═══ Dataset entries
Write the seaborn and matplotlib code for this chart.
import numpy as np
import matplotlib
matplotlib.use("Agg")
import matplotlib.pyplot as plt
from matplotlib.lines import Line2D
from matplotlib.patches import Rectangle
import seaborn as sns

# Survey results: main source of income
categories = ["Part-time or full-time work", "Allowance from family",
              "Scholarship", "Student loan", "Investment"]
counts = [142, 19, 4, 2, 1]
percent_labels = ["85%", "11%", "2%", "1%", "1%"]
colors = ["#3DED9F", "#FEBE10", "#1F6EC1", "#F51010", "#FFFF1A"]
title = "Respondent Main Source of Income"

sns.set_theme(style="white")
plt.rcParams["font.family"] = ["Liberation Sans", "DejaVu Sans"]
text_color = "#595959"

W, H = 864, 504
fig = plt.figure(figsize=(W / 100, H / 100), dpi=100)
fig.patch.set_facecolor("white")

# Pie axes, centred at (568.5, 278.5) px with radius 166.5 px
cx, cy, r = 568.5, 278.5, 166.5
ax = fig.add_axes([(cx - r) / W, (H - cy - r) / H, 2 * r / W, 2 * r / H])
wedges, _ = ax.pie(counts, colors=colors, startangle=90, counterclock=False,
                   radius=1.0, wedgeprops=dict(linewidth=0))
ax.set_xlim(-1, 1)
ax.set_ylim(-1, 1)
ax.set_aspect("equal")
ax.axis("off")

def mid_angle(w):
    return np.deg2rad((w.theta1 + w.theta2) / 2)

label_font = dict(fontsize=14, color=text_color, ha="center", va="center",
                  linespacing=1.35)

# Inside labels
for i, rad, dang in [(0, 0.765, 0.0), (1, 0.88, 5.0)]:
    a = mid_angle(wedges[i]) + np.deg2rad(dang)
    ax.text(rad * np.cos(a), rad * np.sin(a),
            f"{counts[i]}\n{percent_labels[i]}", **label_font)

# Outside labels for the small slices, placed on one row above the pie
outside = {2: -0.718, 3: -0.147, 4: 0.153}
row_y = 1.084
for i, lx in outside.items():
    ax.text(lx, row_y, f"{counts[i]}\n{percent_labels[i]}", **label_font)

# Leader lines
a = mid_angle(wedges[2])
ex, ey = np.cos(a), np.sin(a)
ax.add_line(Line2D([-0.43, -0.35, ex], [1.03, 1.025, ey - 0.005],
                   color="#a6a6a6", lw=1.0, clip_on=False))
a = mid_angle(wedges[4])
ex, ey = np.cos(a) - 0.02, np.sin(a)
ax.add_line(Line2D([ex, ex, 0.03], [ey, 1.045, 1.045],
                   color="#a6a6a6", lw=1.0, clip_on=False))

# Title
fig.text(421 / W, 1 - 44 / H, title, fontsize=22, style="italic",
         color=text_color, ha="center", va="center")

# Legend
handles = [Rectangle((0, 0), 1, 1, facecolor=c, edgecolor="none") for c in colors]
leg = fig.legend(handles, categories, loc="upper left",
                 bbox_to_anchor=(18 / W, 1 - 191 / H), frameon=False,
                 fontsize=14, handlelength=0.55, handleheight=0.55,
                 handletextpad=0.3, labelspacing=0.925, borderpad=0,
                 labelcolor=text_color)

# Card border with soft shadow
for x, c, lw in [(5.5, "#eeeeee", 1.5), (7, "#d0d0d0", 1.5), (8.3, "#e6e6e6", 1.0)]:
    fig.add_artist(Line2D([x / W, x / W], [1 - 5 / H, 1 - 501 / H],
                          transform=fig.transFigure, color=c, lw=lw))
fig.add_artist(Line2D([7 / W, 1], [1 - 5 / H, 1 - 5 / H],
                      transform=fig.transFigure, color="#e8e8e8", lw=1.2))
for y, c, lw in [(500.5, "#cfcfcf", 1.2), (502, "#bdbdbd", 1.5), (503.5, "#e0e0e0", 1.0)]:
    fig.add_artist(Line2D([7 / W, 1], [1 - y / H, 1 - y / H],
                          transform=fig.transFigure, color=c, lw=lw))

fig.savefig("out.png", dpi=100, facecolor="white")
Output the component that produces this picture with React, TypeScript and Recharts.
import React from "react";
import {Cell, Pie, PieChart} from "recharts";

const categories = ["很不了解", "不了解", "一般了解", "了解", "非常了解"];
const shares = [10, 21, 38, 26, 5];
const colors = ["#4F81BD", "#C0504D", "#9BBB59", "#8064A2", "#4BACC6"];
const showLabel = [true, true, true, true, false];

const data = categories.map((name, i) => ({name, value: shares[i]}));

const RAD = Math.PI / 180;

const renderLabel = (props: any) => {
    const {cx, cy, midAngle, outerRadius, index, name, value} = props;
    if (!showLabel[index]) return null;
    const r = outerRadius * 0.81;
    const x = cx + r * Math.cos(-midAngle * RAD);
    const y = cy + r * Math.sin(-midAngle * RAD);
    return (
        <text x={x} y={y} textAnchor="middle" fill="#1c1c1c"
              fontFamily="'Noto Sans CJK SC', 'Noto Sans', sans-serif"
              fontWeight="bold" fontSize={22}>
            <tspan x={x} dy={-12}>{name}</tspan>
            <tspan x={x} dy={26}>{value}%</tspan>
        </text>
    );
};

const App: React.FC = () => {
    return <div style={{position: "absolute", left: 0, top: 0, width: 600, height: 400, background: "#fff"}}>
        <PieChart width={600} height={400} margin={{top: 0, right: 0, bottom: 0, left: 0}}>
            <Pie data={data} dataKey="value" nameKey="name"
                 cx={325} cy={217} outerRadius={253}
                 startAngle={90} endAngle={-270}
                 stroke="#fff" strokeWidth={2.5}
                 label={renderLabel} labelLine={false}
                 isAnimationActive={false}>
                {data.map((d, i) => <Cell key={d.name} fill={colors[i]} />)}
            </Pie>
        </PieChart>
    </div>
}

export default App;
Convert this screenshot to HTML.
══════
▸ **Brief**
The records above must be output exactly, in full.

▸ **Exercise solution**
Write the seaborn and matplotlib code for this chart.
import numpy as np
import matplotlib
matplotlib.use("Agg")
import matplotlib.pyplot as plt
from matplotlib.lines import Line2D
from matplotlib.patches import Rectangle
import seaborn as sns

# Survey results: main source of income
categories = ["Part-time or full-time work", "Allowance from family",
              "Scholarship", "Student loan", "Investment"]
counts = [142, 19, 4, 2, 1]
percent_labels = ["85%", "11%", "2%", "1%", "1%"]
colors = ["#3DED9F", "#FEBE10", "#1F6EC1", "#F51010", "#FFFF1A"]
title = "Respondent Main Source of Income"

sns.set_theme(style="white")
plt.rcParams["font.family"] = ["Liberation Sans", "DejaVu Sans"]
text_color = "#595959"

W, H = 864, 504
fig = plt.figure(figsize=(W / 100, H / 100), dpi=100)
fig.patch.set_facecolor("white")

# Pie axes, centred at (568.5, 278.5) px with radius 166.5 px
cx, cy, r = 568.5, 278.5, 166.5
ax = fig.add_axes([(cx - r) / W, (H - cy - r) / H, 2 * r / W, 2 * r / H])
wedges, _ = ax.pie(counts, colors=colors, startangle=90, counterclock=False,
                   radius=1.0, wedgeprops=dict(linewidth=0))
ax.set_xlim(-1, 1)
ax.set_ylim(-1, 1)
ax.set_aspect("equal")
ax.axis("off")

def mid_angle(w):
    return np.deg2rad((w.theta1 + w.theta2) / 2)

label_font = dict(fontsize=14, color=text_color, ha="center", va="center",
                  linespacing=1.35)

# Inside labels
for i, rad, dang in [(0, 0.765, 0.0), (1, 0.88, 5.0)]:
    a = mid_angle(wedges[i]) + np.deg2rad(dang)
    ax.text(rad * np.cos(a), rad * np.sin(a),
            f"{counts[i]}\n{percent_labels[i]}", **label_font)

# Outside labels for the small slices, placed on one row above the pie
outside = {2: -0.718, 3: -0.147, 4: 0.153}
row_y = 1.084
for i, lx in outside.items():
    ax.text(lx, row_y, f"{counts[i]}\n{percent_labels[i]}", **label_font)

# Leader lines
a = mid_angle(wedges[2])
ex, ey = np.cos(a), np.sin(a)
ax.add_line(Line2D([-0.43, -0.35, ex], [1.03, 1.025, ey - 0.005],
                   color="#a6a6a6", lw=1.0, clip_on=False))
a = mid_angle(wedges[4])
ex, ey = np.cos(a) - 0.02, np.sin(a)
ax.add_line(Line2D([ex, ex, 0.03], [ey, 1.045, 1.045],
                   color="#a6a6a6", lw=1.0, clip_on=False))

# Title
fig.text(421 / W, 1 - 44 / H, title, fontsize=22, style="italic",
         color=text_color, ha="center", va="center")

# Legend
handles = [Rectangle((0, 0), 1, 1, facecolor=c, edgecolor="none") for c in colors]
leg = fig.legend(handles, categories, loc="upper left",
                 bbox_to_anchor=(18 / W, 1 - 191 / H), frameon=False,
                 fontsize=14, handlelength=0.55, handleheight=0.55,
                 handletextpad=0.3, labelspacing=0.925, borderpad=0,
                 labelcolor=text_color)

# Card border with soft shadow
for x, c, lw in [(5.5, "#eeeeee", 1.5), (7, "#d0d0d0", 1.5), (8.3, "#e6e6e6", 1.0)]:
    fig.add_artist(Line2D([x / W, x / W], [1 - 5 / H, 1 - 501 / H],
                          transform=fig.transFigure, color=c, lw=lw))
fig.add_artist(Line2D([7 / W, 1], [1 - 5 / H, 1 - 5 / H],
                      transform=fig.transFigure, color="#e8e8e8", lw=1.2))
for y, c, lw in [(500.5, "#cfcfcf", 1.2), (502, "#bdbdbd", 1.5), (503.5, "#e0e0e0", 1.0)]:
    fig.add_artist(Line2D([7 / W, 1], [1 - y / H, 1 - y / H],
                          transform=fig.transFigure, color=c, lw=lw))

fig.savefig("out.png", dpi=100, facecolor="white")
Output the component that produces this picture with React, TypeScript and Recharts.
import React from "react";
import {Cell, Pie, PieChart} from "recharts";

const categories = ["很不了解", "不了解", "一般了解", "了解", "非常了解"];
const shares = [10, 21, 38, 26, 5];
const colors = ["#4F81BD", "#C0504D", "#9BBB59", "#8064A2", "#4BACC6"];
const showLabel = [true, true, true, true, false];

const data = categories.map((name, i) => ({name, value: shares[i]}));

const RAD = Math.PI / 180;

const renderLabel = (props: any) => {
    const {cx, cy, midAngle, outerRadius, index, name, value} = props;
    if (!showLabel[index]) return null;
    const r = outerRadius * 0.81;
    const x = cx + r * Math.cos(-midAngle * RAD);
    const y = cy + r * Math.sin(-midAngle * RAD);
    return (
        <text x={x} y={y} textAnchor="middle" fill="#1c1c1c"
              fontFamily="'Noto Sans CJK SC', 'Noto Sans', sans-serif"
              fontWeight="bold" fontSize={22}>
            <tspan x={x} dy={-12}>{name}</tspan>
            <tspan x={x} dy={26}>{value}%</tspan>
        </text>
    );
};

const App: React.FC = () => {
    return <div style={{position: "absolute", left: 0, top: 0, width: 600, height: 400, background: "#fff"}}>
        <PieChart width={600} height={400} margin={{top: 0, right: 0, bottom: 0, left: 0}}>
            <Pie data={data} dataKey="value" nameKey="name"
                 cx={325} cy={217} outerRadius={253}
                 startAngle={90} endAngle={-270}
                 stroke="#fff" strokeWidth={2.5}
                 label={renderLabel} labelLine={false}
                 isAnimationActive={false}>
                {data.map((d, i) => <Cell key={d.name} fill={colors[i]} />)}
            </Pie>
        </PieChart>
    </div>
}

export default App;
Convert this screenshot to HTML.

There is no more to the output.